■ **DATA PROVIDED**
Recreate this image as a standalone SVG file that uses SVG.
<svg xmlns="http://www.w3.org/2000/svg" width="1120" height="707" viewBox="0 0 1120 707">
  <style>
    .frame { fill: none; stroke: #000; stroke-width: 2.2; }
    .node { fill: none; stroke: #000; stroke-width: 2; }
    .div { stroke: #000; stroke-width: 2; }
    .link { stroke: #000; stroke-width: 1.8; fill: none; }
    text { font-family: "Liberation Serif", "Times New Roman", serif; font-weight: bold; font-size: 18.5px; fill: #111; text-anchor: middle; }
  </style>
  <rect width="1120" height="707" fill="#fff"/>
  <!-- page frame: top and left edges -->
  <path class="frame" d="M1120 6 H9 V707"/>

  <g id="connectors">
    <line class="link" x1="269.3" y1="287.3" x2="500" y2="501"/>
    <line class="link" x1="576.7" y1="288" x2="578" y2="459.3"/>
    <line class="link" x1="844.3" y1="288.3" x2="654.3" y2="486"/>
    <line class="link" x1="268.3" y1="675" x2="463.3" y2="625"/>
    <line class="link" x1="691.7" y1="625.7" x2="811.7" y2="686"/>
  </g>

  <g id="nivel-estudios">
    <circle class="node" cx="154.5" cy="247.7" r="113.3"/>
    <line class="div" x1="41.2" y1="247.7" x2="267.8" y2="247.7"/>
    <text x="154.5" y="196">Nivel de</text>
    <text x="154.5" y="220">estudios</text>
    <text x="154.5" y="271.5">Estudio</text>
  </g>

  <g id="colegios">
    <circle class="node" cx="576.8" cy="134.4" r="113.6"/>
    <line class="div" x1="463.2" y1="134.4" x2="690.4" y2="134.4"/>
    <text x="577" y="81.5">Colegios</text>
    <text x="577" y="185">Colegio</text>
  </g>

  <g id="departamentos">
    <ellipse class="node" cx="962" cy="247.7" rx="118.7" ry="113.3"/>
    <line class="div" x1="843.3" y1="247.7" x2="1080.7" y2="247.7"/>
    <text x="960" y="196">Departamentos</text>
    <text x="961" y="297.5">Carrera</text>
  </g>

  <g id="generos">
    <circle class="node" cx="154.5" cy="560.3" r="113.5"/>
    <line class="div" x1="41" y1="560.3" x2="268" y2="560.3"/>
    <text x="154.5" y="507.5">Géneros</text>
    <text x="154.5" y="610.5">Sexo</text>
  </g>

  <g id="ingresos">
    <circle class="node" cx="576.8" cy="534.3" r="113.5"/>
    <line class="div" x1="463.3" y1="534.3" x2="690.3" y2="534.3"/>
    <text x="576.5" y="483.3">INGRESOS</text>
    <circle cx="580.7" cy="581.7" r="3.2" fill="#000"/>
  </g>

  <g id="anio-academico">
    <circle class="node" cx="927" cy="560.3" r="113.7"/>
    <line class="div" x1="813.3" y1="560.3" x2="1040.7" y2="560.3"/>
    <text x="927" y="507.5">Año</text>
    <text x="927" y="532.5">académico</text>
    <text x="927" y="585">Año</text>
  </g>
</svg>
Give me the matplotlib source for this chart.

■ **EXERCISE PROMPT**
Extract each record, keeping it identical to the original.

■ **ANSWER TO THE TASK**
Recreate this image as a standalone SVG file that uses SVG.
<svg xmlns="http://www.w3.org/2000/svg" width="1120" height="707" viewBox="0 0 1120 707">
  <style>
    .frame { fill: none; stroke: #000; stroke-width: 2.2; }
    .node { fill: none; stroke: #000; stroke-width: 2; }
    .div { stroke: #000; stroke-width: 2; }
    .link { stroke: #000; stroke-width: 1.8; fill: none; }
    text { font-family: "Liberation Serif", "Times New Roman", serif; font-weight: bold; font-size: 18.5px; fill: #111; text-anchor: middle; }
  </style>
  <rect width="1120" height="707" fill="#fff"/>
  <!-- page frame: top and left edges -->
  <path class="frame" d="M1120 6 H9 V707"/>

  <g id="connectors">
    <line class="link" x1="269.3" y1="287.3" x2="500" y2="501"/>
    <line class="link" x1="576.7" y1="288" x2="578" y2="459.3"/>
    <line class="link" x1="844.3" y1="288.3" x2="654.3" y2="486"/>
    <line class="link" x1="268.3" y1="675" x2="463.3" y2="625"/>
    <line class="link" x1="691.7" y1="625.7" x2="811.7" y2="686"/>
  </g>

  <g id="nivel-estudios">
    <circle class="node" cx="154.5" cy="247.7" r="113.3"/>
    <line class="div" x1="41.2" y1="247.7" x2="267.8" y2="247.7"/>
    <text x="154.5" y="196">Nivel de</text>
    <text x="154.5" y="220">estudios</text>
    <text x="154.5" y="271.5">Estudio</text>
  </g>

  <g id="colegios">
    <circle class="node" cx="576.8" cy="134.4" r="113.6"/>
    <line class="div" x1="463.2" y1="134.4" x2="690.4" y2="134.4"/>
    <text x="577" y="81.5">Colegios</text>
    <text x="577" y="185">Colegio</text>
  </g>

  <g id="departamentos">
    <ellipse class="node" cx="962" cy="247.7" rx="118.7" ry="113.3"/>
    <line class="div" x1="843.3" y1="247.7" x2="1080.7" y2="247.7"/>
    <text x="960" y="196">Departamentos</text>
    <text x="961" y="297.5">Carrera</text>
  </g>

  <g id="generos">
    <circle class="node" cx="154.5" cy="560.3" r="113.5"/>
    <line class="div" x1="41" y1="560.3" x2="268" y2="560.3"/>
    <text x="154.5" y="507.5">Géneros</text>
    <text x="154.5" y="610.5">Sexo</text>
  </g>

  <g id="ingresos">
    <circle class="node" cx="576.8" cy="534.3" r="113.5"/>
    <line class="div" x1="463.3" y1="534.3" x2="690.3" y2="534.3"/>
    <text x="576.5" y="483.3">INGRESOS</text>
    <circle cx="580.7" cy="581.7" r="3.2" fill="#000"/>
  </g>

  <g id="anio-academico">
    <circle class="node" cx="927" cy="560.3" r="113.7"/>
    <line class="div" x1="813.3" y1="560.3" x2="1040.7" y2="560.3"/>
    <text x="927" y="507.5">Año</text>
    <text x="927" y="532.5">académico</text>
    <text x="927" y="585">Año</text>
  </g>
</svg>
Give me the matplotlib source for this chart.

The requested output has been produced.